IL SEGNO DEL COMANDO – Il Segno Del Comando
Che bello tornare a parlare de Il Segno Del Comando, perché per farlo tocca per forza sollevare la polverosa ma ancora cangiante veste che ammanta l’omonimo sceneggiato RAI del ’71. Sono proprio le atmosfere magico-esoteriche della fortunata serie firmata da Daniele D’Anza (e del romanzo che ne ricavò nell’87), con i grandi Ugo Pagliai, Carla Gravina e Massimo Girotti, ad aver ispirato Mercy e Diego Banchero in quest’avventura parallela a quella dei Malombra.
Il progressive rock dei genovesi, con la sua gotica scala di grigi, è il modo migliore per rievocare la Roma notturna e spettrale vissuta dal professor Forster. Il Segno Del Comando comincia infatti alludendo all’appunto che Byron, il grande poeta al centro degli studi di Forster, scrive sul diario durante la sua esperienza romana, e che si conclude con le parole Tenebrose Presenze. La città che fa da sfondo alle vicende è magicamente sospesa fra il sogno e la realtà, fra allucinazioni infauste e fantasmi fin troppo concreti, e la musica della premiata ditta Mercy-Banchero si muove agilmente tra i vicoli male illuminati di Trastevere e i corridoi delle antiche dimore patrizie.
Le tastiere di Agostino Tavella giocano un ruolo di primissimo piano nella partita che Il Segno Del Comando intavola con la morte e gli spettri di un passato che sgomita per riemergere. La title track ci fa precipitare fra gli stessi incubi che hanno attanagliato Forster, fra donne velate, simboli alchemici e amuleti; il prog di scuola italiana, denso di una tecnica che da orpello si trasforma in vero e proprio fulcro narrativo, è la base su cui Banchero lavora mischiando, proprio come un alchimista, gli echi gotici già sperimentati coi Malombra e lo spirito immaginifico di act storici come Jacula, Antonius Rex e Goblin.

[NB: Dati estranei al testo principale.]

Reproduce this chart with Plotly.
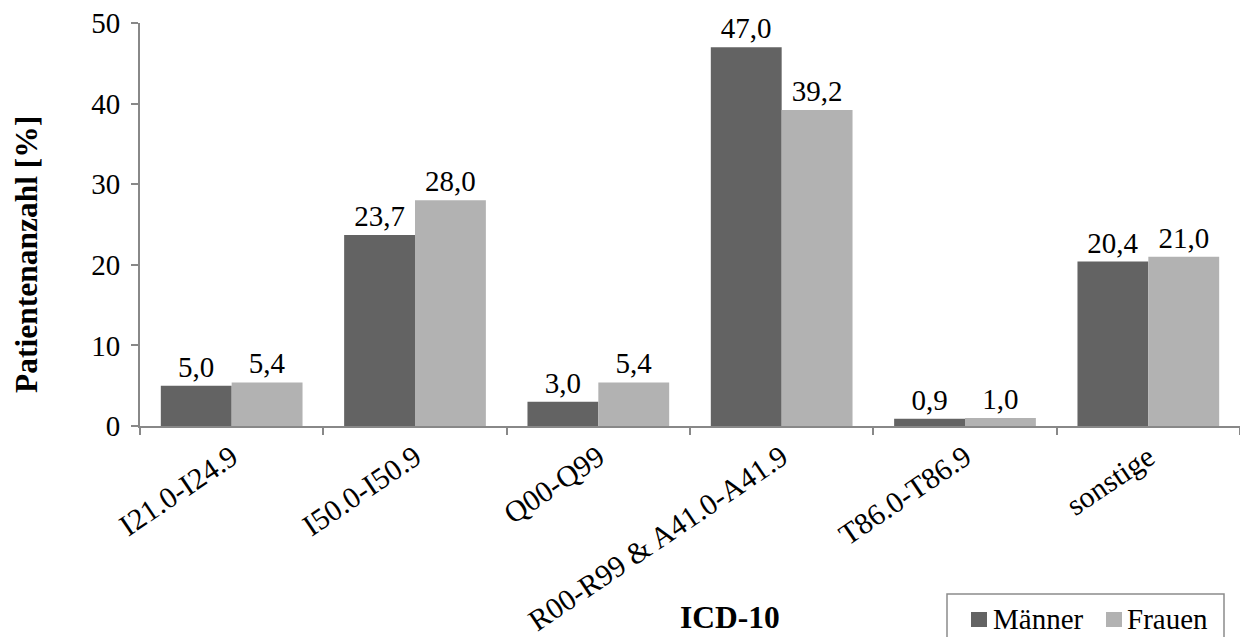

Grandi nomi della scuola dell’occult rock di casa nostra, che propiziano anche il pezzo strumentale “Salmo XVII Di Baldassarre Vitali o ‘Della Doppia Morte’” e la meravigliosa “Messaggero Di Pietra”, un crescendo sul quale irrompe la personalissima voce di Mercy, declamatoria ma versatile quanto basta. “Ritratto Di Donna Velata (Lord Byron’s Night Promenade)” fa tirare un po’ il fiato prima di quel lugubre affresco che è “Missa Nigra”, viaggione ai limiti del lisergico che si avvita su se stesso e ci scaraventa nel flusso di allucinata disperazione di “La Taverna Dell’Angelo”. Uno dei luoghi cardine attorno ai quali ruota la storia di D’Anza, la “Taverna…” funge da setting ideale per sviluppare tutte le idee musicali di Banchero e compagni, che qui danno davvero libero sfogo alla loro psichedelica interpretazione delle suggestioni della Roma più esoterica e nascosta. I sintetizzatori di “Ghost Lovers In Villa Piuma”, il cui titolo si riferisce a una palazzina infestata di Genova, chiudono momentaneamente le danze, perché questa ristampa include anche l’onirismo jazzato di “Magia Postuma”, brano registrato in realtà prima che iniziasse la sessione che ha consegnato quest’album a, si spera, imperitura memoria.
Chiunque si fosse perso Il Segno Del Comando all’epoca, per ragioni anagrafiche o di qualsiasi altro tipo, ha finalmente l’occasione di recuperarlo in versione rimasterizzata e arricchita. Che il segno dello Strix Aluco resti con voi e con voi rimanga sempre.